Cryptocurrency is earning a bad name for good reasons lately.

The value of Bitcoin, the public-market face of the largely unregulated cryptocurrency industry, lost two-thirds of its value over the last year, compared to 25% for the S&P 500. That said, hot-to-not Bitcoin was a much better investment over five years.

The Federal Trade Commission just reported that cryptocurrency, although yet a mainstream payment method, is “an alarmingly common method for scammers to get peoples’ money. Since the start of 2021, more than 46,000 people have reported losing over $1 billion in crypto to scams; about one out of every four dollars reported lost, more than any other payment method.”

There’s no central regulator to flag suspicious transactions and no way to reverse a transaction. Most don’t understand crypto and are easy prey for online scammers.

We’re inundated with pitches from Super Bowl ads to Hollywood celebrities. Kim Kardashian recently paid $1.26 million in penalties and disgorgement for touting a crypto-asset security without disclosing that she was paid $250,000 for a post on Instagram about EMAX tokens, a cryptocurrency.

SEC Commission Chair Gary Gensler has called the crypto market the “Wild West.”

The Financial Stability Oversight Council, in a report this month ordered by Treasury Secretary Janet Yellen, concluded that “crypto-asset activities could pose risks to the stability of the U.S. financial system” if their interconnections with the traditional financial system and size continue to grow “without adherence to … appropriate regulation,”

“Many crypto-asset activities lack basic risk controls to protect against run risk or to help ensure that leverage is not excessive,” the council found. “Crypto-asset prices appear to be primarily driven by speculation.”

Yellen and Warren Buffett, considered America’s greatest long-term investor, as well as JP Morgan Chase CEO Jamie Dimon and others, have raised concerns.

“Who am I to argue with Warren Buffett?” said Marc McIntosh, professor of finance at Augsburg University and a former Wall Street investment banker. “It’s obvious that cryptocurrency is a very risky investment and there is tremendous uncertainty as to its viability as a dollar substitute.”

But it may have potential when investors need a “potential store of value” like gold to withstand extreme economic events, he said.

“Can crypto act as a hedge against negative stock market movements? Possibly, but we need a lot more historical data about how crypto moves vis-à-vis the overall stock market,” McIntosh said.
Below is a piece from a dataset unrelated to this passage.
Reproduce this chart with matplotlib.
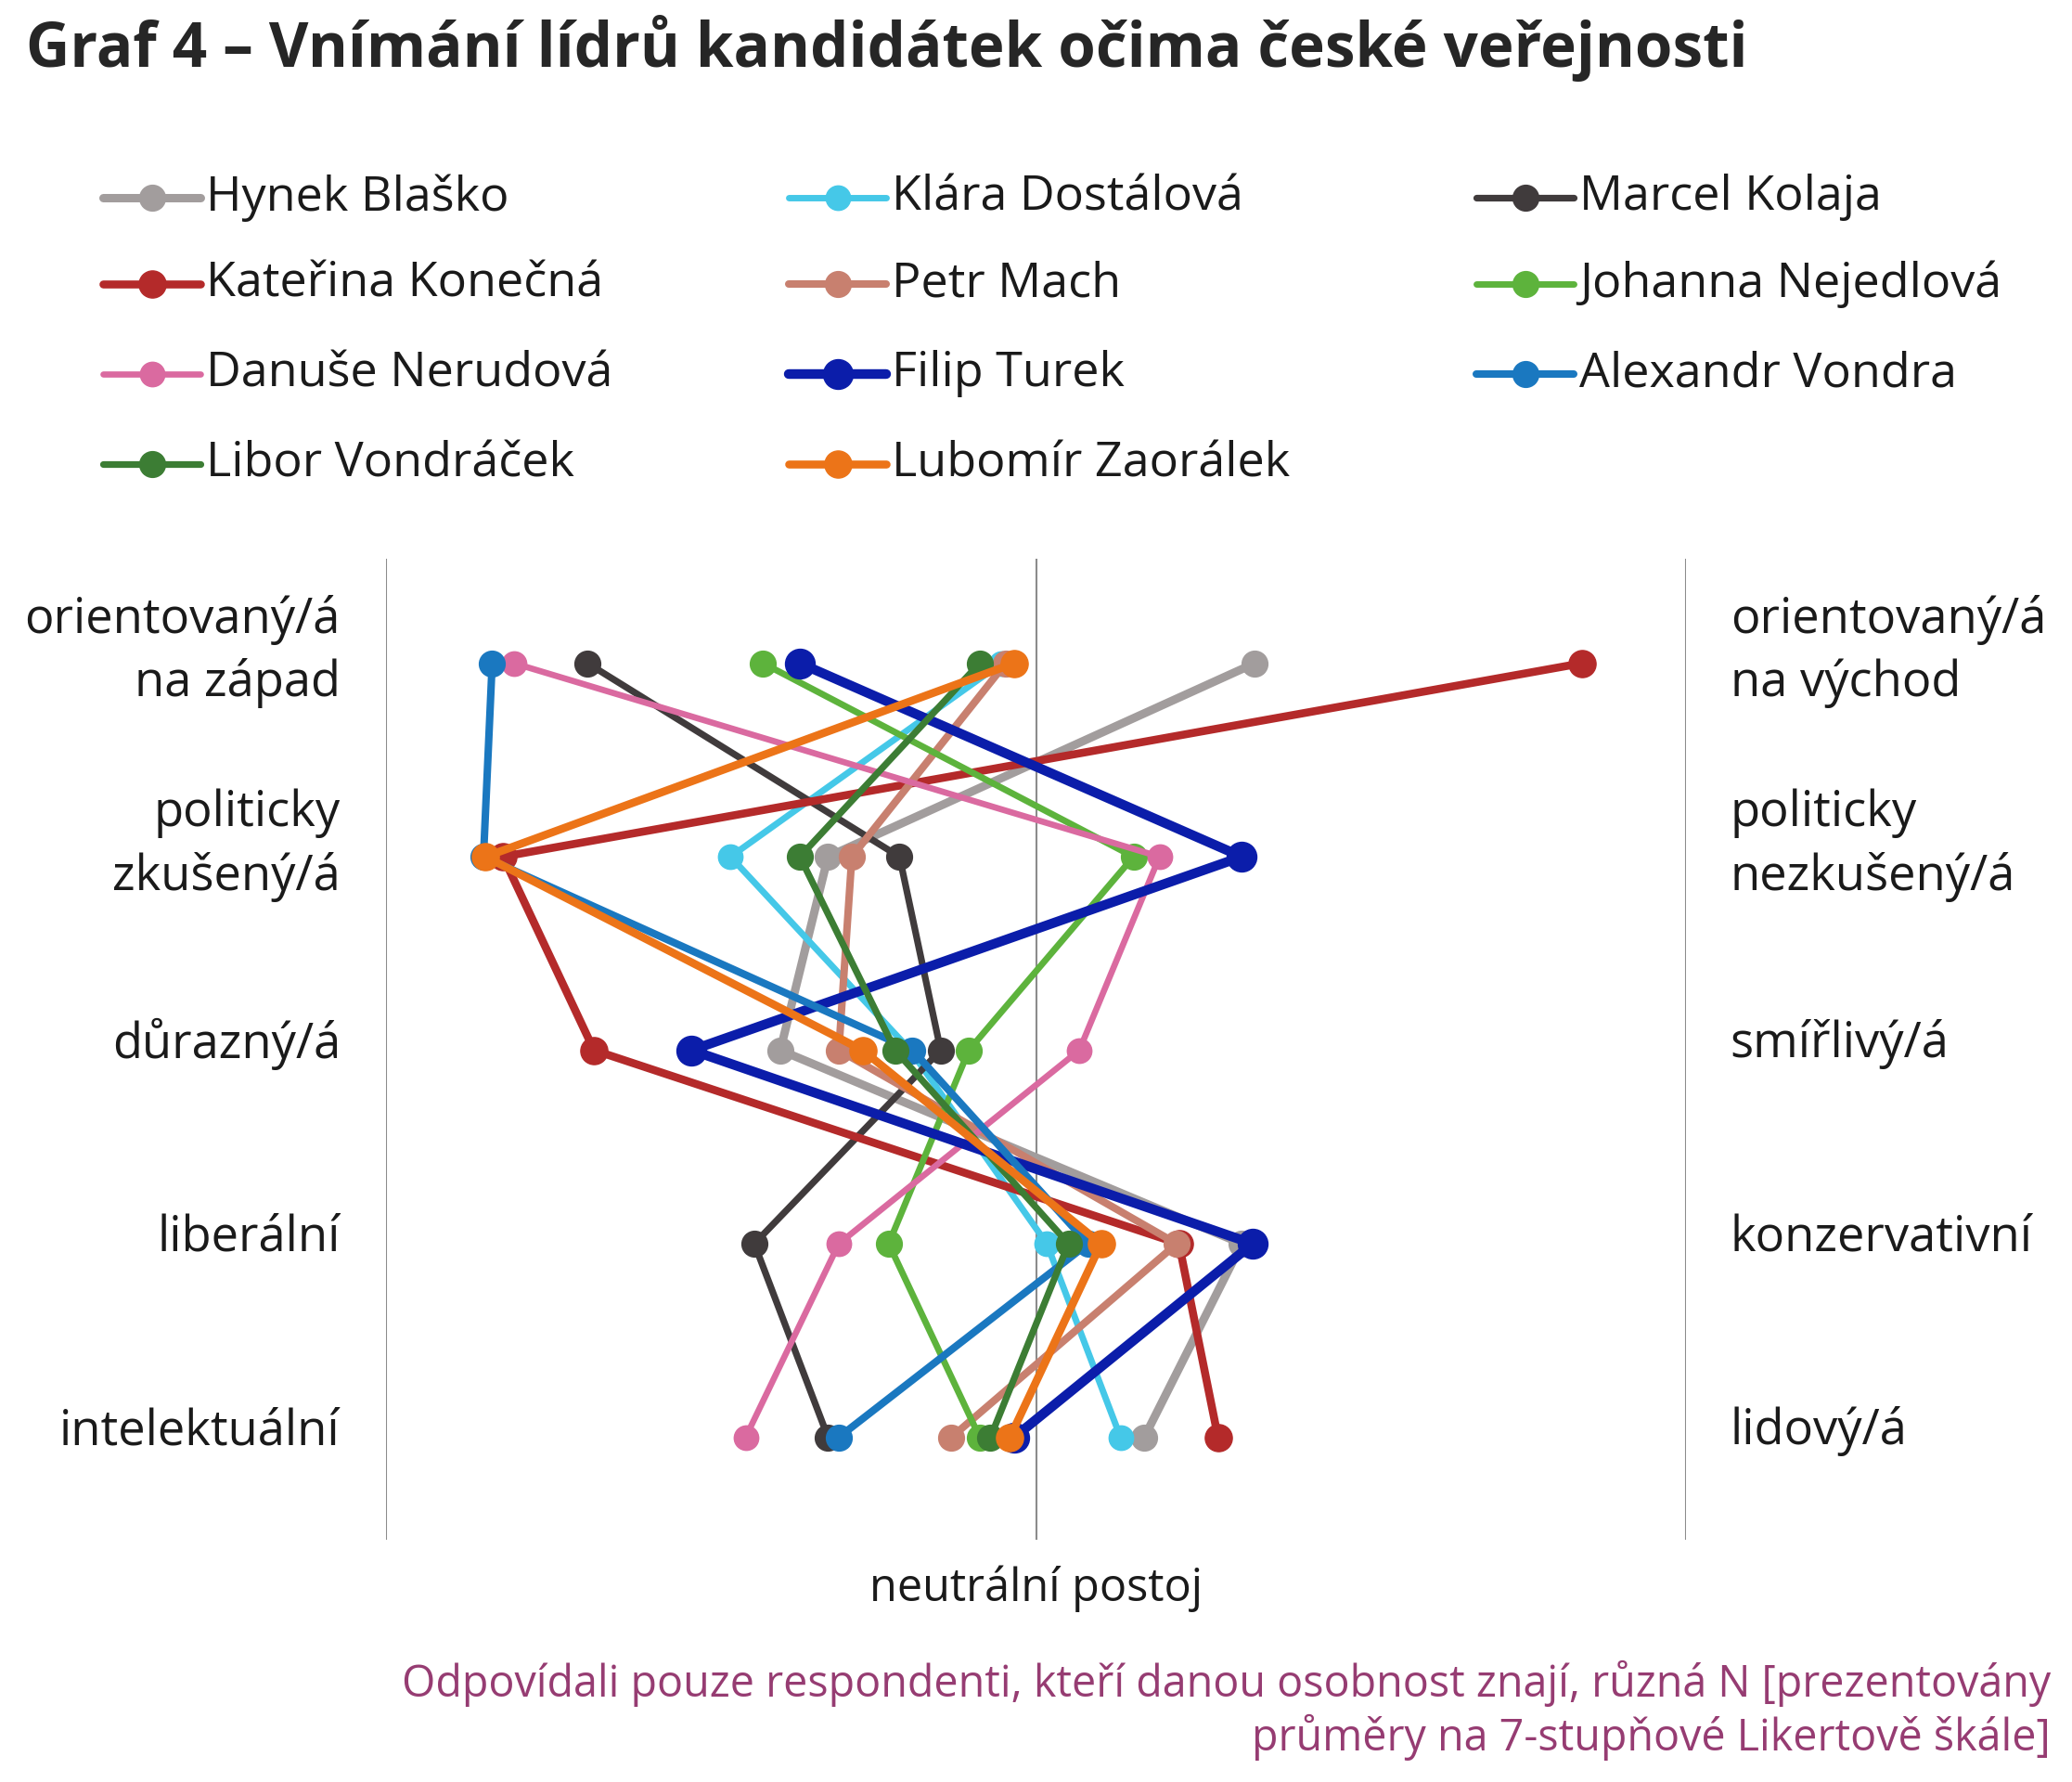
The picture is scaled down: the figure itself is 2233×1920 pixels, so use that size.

The council recommended rulemaking authority for federal financial regulators, legislation regarding risks posed by “stable coins,” whose value is tied to currency, commodities or other financial instruments, and further study of the industry.

“Crypto hasn’t changed since the Great Recession of 2008 and the cyber punks who started it because they didn’t trust traditional financial institutions,” said Vivian Fang, a professor at the University of Minnesota Carlson School of Management. “Bitcoin is high risk. It’s volatile and doesn’t generate cash flow. But there has been widening adoption, including Google, intending to use Coinbase for processing crypto payments, as well as investors.”

Bitcoin was up about 240% to 40% for the S&P 500 over five years.

“The correlation in the price movement of cryptocurrencies [and stocks] has increased since March 2020,” Fang said. “There was a jump. Before 2020 it was near zero. We injected so much liquidity into the economy. That told investors it’s OK to trade risky assets, including high-growth stocks. They all shot up. They now are coming down in parallel moves. If the stock market goes down, crypto goes down.”

There’s other fallout, including significant environmental downsides.

The cryptocurrency swoon recently bankrupted Compute North, an Eden Prairie-based cryptocurrency “miner.” Compute North had raised $385 million in capital this year, boasts $500 million in assets and owns data centers in Nebraska, Texas and South Dakota.

Crypto miners are controversial because they consume huge amounts of energy to produce cryptocurrency, an electronic asset based on mathematical computations whose primary purpose so far seems to be speculation.

A new crypto mining operation in Jamestown, N.D., will use twice as much energy as the entire city of 16,000. The Jamestown operation immediately ranked as the second-largest customer of Minnesota-based Otter Tail Power Co.

And there’s related fallout among neighbors of the noisy, energy-sucking mines.

“I think it’s risky but there is value,” Fang added. “Most crypto stocks don’t generate cash flow and its hard to calculate value. That attracts speculators. The [regulators] are fighting over what to do and President Biden [ordered] regulators to come up with a framework for regulating digital assets. That’s not a sign of a dying industry.”